System.Xml.XmlException: 'justify' is an unexpected token. The expected token is '"' or ''

price = bottom.Substring(bottom.IndexOf("Pricings"), 8);

XmlDocument doc = new XmlDocument();
doc.LoadXml(bottom);


XmlNodeList pList = doc.SelectNodes("/P[@align='justify']/strong");

foreach (XmlNode pValue in pList)
{
    string innerText = pValue.ChildNodes[0].InnerText;
    innerText = result;
}

I am little unclear, how to go about resolving this issue.

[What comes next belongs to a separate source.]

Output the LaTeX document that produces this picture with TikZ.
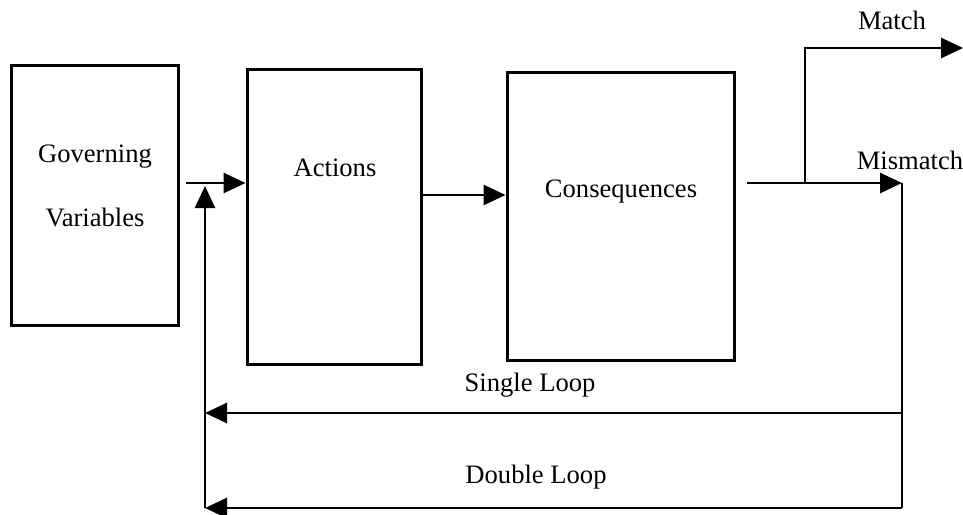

Thank you for any further help.


Solution

  • It is not XML string, but HTML one.

    Since HTML itself often can be not well-formed (and in your case it is not well-formed) , generally you can't use XML parsers to parse HTML.

    Instead you can use HTML Agility Pack (recommended way), or parse this text using regular expressions (generally not recommended, but sometimes possible).

    Here is the sample code how to get youd data using HtmlAgility pack:

    var s = "<P align=justify><STRONG>Pricings<BR></STRONG>It was another active week for names leaving the database. The week's prints consisted of two ILS, and sever ITS.</P>";
    
    var doc = new HtmlAgilityPack.HtmlDocument();
    doc.LoadHtml(s);
    
    string result;
    var p = doc.DocumentNode.SelectSingleNode("p");
    if (p.ChildNodes.Count == 2)
        result = p.ChildNodes[1].InnerText;
    

    Note: Html Agility pack also available as NuGet package in Visual Studio.